- _GIVEN REQUEST_:
Repeat the listing that follows, character for character, minus the pictures.

- _RAW DATA_:
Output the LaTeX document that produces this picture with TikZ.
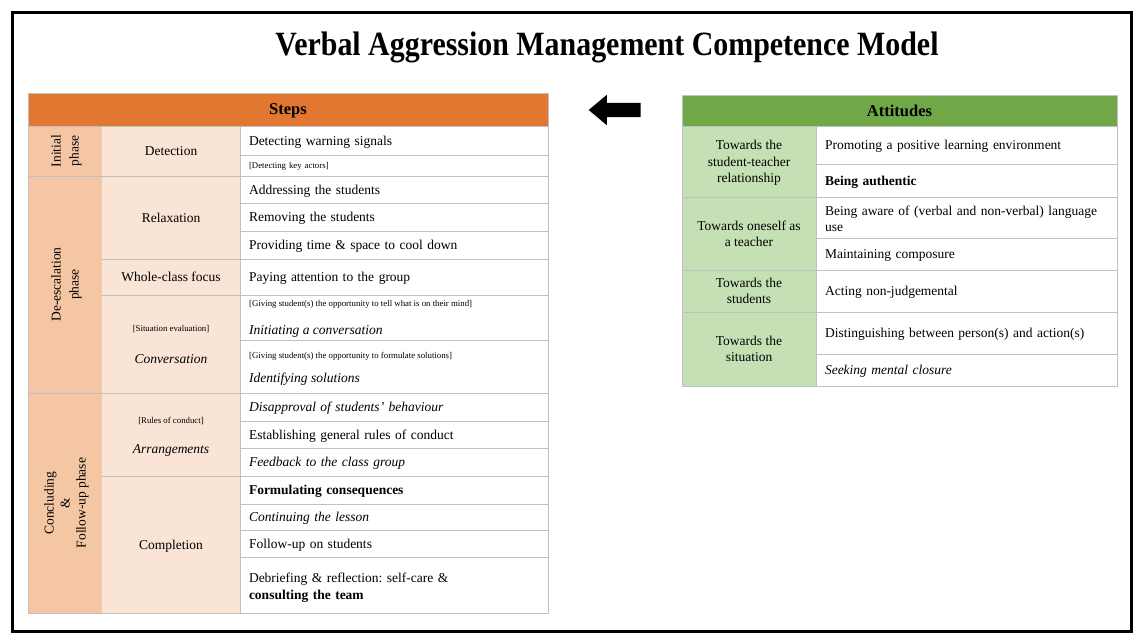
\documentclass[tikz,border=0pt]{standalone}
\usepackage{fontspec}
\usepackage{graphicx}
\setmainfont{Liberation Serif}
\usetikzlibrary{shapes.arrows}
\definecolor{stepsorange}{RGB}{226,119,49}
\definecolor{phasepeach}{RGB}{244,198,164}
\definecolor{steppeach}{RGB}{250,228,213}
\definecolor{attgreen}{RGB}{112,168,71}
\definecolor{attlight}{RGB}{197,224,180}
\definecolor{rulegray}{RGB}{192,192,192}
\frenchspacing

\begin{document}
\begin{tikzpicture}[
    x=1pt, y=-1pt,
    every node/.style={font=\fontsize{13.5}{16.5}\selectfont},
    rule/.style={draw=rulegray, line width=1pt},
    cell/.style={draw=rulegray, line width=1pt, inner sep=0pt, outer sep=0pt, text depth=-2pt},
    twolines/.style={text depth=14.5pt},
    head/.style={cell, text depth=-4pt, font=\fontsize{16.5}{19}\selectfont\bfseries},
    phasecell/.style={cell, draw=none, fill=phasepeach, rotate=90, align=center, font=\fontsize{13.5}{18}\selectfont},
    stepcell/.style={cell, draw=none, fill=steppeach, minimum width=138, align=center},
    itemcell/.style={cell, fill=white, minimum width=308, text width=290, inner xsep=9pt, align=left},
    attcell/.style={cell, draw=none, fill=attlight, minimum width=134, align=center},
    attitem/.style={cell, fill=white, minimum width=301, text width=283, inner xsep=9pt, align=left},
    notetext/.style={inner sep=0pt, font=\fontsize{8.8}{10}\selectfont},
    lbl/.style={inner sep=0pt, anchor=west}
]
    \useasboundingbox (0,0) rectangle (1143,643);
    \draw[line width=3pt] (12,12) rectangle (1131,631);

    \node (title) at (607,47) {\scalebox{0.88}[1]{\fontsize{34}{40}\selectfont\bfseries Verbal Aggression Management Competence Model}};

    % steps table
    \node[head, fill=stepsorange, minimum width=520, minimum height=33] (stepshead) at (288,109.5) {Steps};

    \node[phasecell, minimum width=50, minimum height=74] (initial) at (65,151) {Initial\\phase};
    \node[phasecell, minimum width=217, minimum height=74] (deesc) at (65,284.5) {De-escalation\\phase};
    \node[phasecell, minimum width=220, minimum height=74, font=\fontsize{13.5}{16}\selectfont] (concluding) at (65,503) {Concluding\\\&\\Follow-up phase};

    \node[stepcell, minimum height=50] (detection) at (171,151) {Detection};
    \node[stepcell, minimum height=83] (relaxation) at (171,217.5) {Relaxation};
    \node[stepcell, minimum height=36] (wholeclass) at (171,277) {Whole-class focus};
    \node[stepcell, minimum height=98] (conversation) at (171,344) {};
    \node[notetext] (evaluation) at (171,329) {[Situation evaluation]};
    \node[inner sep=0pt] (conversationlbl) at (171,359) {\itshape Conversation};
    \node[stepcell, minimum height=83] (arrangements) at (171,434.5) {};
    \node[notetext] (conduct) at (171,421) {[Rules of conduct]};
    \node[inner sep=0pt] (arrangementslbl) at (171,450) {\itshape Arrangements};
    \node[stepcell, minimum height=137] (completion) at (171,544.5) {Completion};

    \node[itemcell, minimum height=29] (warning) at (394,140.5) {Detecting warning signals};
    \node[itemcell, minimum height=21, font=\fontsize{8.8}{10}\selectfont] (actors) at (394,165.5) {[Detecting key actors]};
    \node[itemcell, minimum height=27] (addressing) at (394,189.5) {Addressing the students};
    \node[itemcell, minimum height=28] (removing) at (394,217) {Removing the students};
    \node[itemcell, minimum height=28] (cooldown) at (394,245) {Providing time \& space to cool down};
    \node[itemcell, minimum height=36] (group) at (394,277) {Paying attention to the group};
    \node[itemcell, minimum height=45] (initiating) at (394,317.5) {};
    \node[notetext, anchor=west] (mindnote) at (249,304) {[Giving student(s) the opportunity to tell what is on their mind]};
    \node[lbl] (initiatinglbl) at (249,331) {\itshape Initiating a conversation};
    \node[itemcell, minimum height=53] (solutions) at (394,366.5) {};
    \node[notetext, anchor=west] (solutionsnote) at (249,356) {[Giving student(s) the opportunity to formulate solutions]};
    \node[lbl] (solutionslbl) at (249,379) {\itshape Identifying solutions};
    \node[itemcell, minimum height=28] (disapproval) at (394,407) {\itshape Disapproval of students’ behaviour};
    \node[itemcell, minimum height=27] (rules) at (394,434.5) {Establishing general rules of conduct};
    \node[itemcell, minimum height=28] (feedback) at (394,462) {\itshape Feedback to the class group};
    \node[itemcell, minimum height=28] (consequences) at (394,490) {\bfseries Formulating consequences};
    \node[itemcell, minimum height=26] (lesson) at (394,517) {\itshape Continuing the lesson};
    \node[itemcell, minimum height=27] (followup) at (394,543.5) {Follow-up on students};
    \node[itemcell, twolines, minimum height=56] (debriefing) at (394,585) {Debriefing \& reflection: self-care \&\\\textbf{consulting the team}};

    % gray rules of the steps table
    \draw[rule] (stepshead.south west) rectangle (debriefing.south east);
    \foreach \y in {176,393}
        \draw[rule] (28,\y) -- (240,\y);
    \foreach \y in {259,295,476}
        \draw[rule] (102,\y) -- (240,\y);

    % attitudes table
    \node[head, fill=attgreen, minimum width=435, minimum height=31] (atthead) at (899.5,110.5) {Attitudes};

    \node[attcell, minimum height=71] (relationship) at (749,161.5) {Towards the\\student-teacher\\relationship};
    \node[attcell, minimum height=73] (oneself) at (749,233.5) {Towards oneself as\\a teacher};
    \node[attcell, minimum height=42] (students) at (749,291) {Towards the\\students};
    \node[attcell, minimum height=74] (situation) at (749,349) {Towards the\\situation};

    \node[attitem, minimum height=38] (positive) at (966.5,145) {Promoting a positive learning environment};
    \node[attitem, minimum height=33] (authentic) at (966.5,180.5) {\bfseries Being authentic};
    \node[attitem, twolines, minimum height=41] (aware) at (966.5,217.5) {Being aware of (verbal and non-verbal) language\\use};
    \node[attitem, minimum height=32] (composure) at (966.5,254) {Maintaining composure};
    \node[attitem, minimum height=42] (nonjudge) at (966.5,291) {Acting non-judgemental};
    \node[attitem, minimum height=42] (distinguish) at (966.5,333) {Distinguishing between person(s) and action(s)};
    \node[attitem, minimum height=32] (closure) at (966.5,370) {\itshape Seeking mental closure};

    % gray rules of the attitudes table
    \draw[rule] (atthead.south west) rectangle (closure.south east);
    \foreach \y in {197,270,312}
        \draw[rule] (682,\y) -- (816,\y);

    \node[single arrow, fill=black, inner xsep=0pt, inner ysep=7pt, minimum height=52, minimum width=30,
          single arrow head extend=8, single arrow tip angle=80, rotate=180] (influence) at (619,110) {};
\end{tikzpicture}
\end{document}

- _RESULT OF THE TASK_:
Output the LaTeX document that produces this picture with TikZ.
\documentclass[tikz,border=0pt]{standalone}
\usepackage{fontspec}
\usepackage{graphicx}
\setmainfont{Liberation Serif}
\usetikzlibrary{shapes.arrows}
\definecolor{stepsorange}{RGB}{226,119,49}
\definecolor{phasepeach}{RGB}{244,198,164}
\definecolor{steppeach}{RGB}{250,228,213}
\definecolor{attgreen}{RGB}{112,168,71}
\definecolor{attlight}{RGB}{197,224,180}
\definecolor{rulegray}{RGB}{192,192,192}
\frenchspacing

\begin{document}
\begin{tikzpicture}[
    x=1pt, y=-1pt,
    every node/.style={font=\fontsize{13.5}{16.5}\selectfont},
    rule/.style={draw=rulegray, line width=1pt},
    cell/.style={draw=rulegray, line width=1pt, inner sep=0pt, outer sep=0pt, text depth=-2pt},
    twolines/.style={text depth=14.5pt},
    head/.style={cell, text depth=-4pt, font=\fontsize{16.5}{19}\selectfont\bfseries},
    phasecell/.style={cell, draw=none, fill=phasepeach, rotate=90, align=center, font=\fontsize{13.5}{18}\selectfont},
    stepcell/.style={cell, draw=none, fill=steppeach, minimum width=138, align=center},
    itemcell/.style={cell, fill=white, minimum width=308, text width=290, inner xsep=9pt, align=left},
    attcell/.style={cell, draw=none, fill=attlight, minimum width=134, align=center},
    attitem/.style={cell, fill=white, minimum width=301, text width=283, inner xsep=9pt, align=left},
    notetext/.style={inner sep=0pt, font=\fontsize{8.8}{10}\selectfont},
    lbl/.style={inner sep=0pt, anchor=west}
]
    \useasboundingbox (0,0) rectangle (1143,643);
    \draw[line width=3pt] (12,12) rectangle (1131,631);

    \node (title) at (607,47) {\scalebox{0.88}[1]{\fontsize{34}{40}\selectfont\bfseries Verbal Aggression Management Competence Model}};

    % steps table
    \node[head, fill=stepsorange, minimum width=520, minimum height=33] (stepshead) at (288,109.5) {Steps};

    \node[phasecell, minimum width=50, minimum height=74] (initial) at (65,151) {Initial\\phase};
    \node[phasecell, minimum width=217, minimum height=74] (deesc) at (65,284.5) {De-escalation\\phase};
    \node[phasecell, minimum width=220, minimum height=74, font=\fontsize{13.5}{16}\selectfont] (concluding) at (65,503) {Concluding\\\&\\Follow-up phase};

    \node[stepcell, minimum height=50] (detection) at (171,151) {Detection};
    \node[stepcell, minimum height=83] (relaxation) at (171,217.5) {Relaxation};
    \node[stepcell, minimum height=36] (wholeclass) at (171,277) {Whole-class focus};
    \node[stepcell, minimum height=98] (conversation) at (171,344) {};
    \node[notetext] (evaluation) at (171,329) {[Situation evaluation]};
    \node[inner sep=0pt] (conversationlbl) at (171,359) {\itshape Conversation};
    \node[stepcell, minimum height=83] (arrangements) at (171,434.5) {};
    \node[notetext] (conduct) at (171,421) {[Rules of conduct]};
    \node[inner sep=0pt] (arrangementslbl) at (171,450) {\itshape Arrangements};
    \node[stepcell, minimum height=137] (completion) at (171,544.5) {Completion};

    \node[itemcell, minimum height=29] (warning) at (394,140.5) {Detecting warning signals};
    \node[itemcell, minimum height=21, font=\fontsize{8.8}{10}\selectfont] (actors) at (394,165.5) {[Detecting key actors]};
    \node[itemcell, minimum height=27] (addressing) at (394,189.5) {Addressing the students};
    \node[itemcell, minimum height=28] (removing) at (394,217) {Removing the students};
    \node[itemcell, minimum height=28] (cooldown) at (394,245) {Providing time \& space to cool down};
    \node[itemcell, minimum height=36] (group) at (394,277) {Paying attention to the group};
    \node[itemcell, minimum height=45] (initiating) at (394,317.5) {};
    \node[notetext, anchor=west] (mindnote) at (249,304) {[Giving student(s) the opportunity to tell what is on their mind]};
    \node[lbl] (initiatinglbl) at (249,331) {\itshape Initiating a conversation};
    \node[itemcell, minimum height=53] (solutions) at (394,366.5) {};
    \node[notetext, anchor=west] (solutionsnote) at (249,356) {[Giving student(s) the opportunity to formulate solutions]};
    \node[lbl] (solutionslbl) at (249,379) {\itshape Identifying solutions};
    \node[itemcell, minimum height=28] (disapproval) at (394,407) {\itshape Disapproval of students’ behaviour};
    \node[itemcell, minimum height=27] (rules) at (394,434.5) {Establishing general rules of conduct};
    \node[itemcell, minimum height=28] (feedback) at (394,462) {\itshape Feedback to the class group};
    \node[itemcell, minimum height=28] (consequences) at (394,490) {\bfseries Formulating consequences};
    \node[itemcell, minimum height=26] (lesson) at (394,517) {\itshape Continuing the lesson};
    \node[itemcell, minimum height=27] (followup) at (394,543.5) {Follow-up on students};
    \node[itemcell, twolines, minimum height=56] (debriefing) at (394,585) {Debriefing \& reflection: self-care \&\\\textbf{consulting the team}};

    % gray rules of the steps table
    \draw[rule] (stepshead.south west) rectangle (debriefing.south east);
    \foreach \y in {176,393}
        \draw[rule] (28,\y) -- (240,\y);
    \foreach \y in {259,295,476}
        \draw[rule] (102,\y) -- (240,\y);

    % attitudes table
    \node[head, fill=attgreen, minimum width=435, minimum height=31] (atthead) at (899.5,110.5) {Attitudes};

    \node[attcell, minimum height=71] (relationship) at (749,161.5) {Towards the\\student-teacher\\relationship};
    \node[attcell, minimum height=73] (oneself) at (749,233.5) {Towards oneself as\\a teacher};
    \node[attcell, minimum height=42] (students) at (749,291) {Towards the\\students};
    \node[attcell, minimum height=74] (situation) at (749,349) {Towards the\\situation};

    \node[attitem, minimum height=38] (positive) at (966.5,145) {Promoting a positive learning environment};
    \node[attitem, minimum height=33] (authentic) at (966.5,180.5) {\bfseries Being authentic};
    \node[attitem, twolines, minimum height=41] (aware) at (966.5,217.5) {Being aware of (verbal and non-verbal) language\\use};
    \node[attitem, minimum height=32] (composure) at (966.5,254) {Maintaining composure};
    \node[attitem, minimum height=42] (nonjudge) at (966.5,291) {Acting non-judgemental};
    \node[attitem, minimum height=42] (distinguish) at (966.5,333) {Distinguishing between person(s) and action(s)};
    \node[attitem, minimum height=32] (closure) at (966.5,370) {\itshape Seeking mental closure};

    % gray rules of the attitudes table
    \draw[rule] (atthead.south west) rectangle (closure.south east);
    \foreach \y in {197,270,312}
        \draw[rule] (682,\y) -- (816,\y);

    \node[single arrow, fill=black, inner xsep=0pt, inner ysep=7pt, minimum height=52, minimum width=30,
          single arrow head extend=8, single arrow tip angle=80, rotate=180] (influence) at (619,110) {};
\end{tikzpicture}
\end{document}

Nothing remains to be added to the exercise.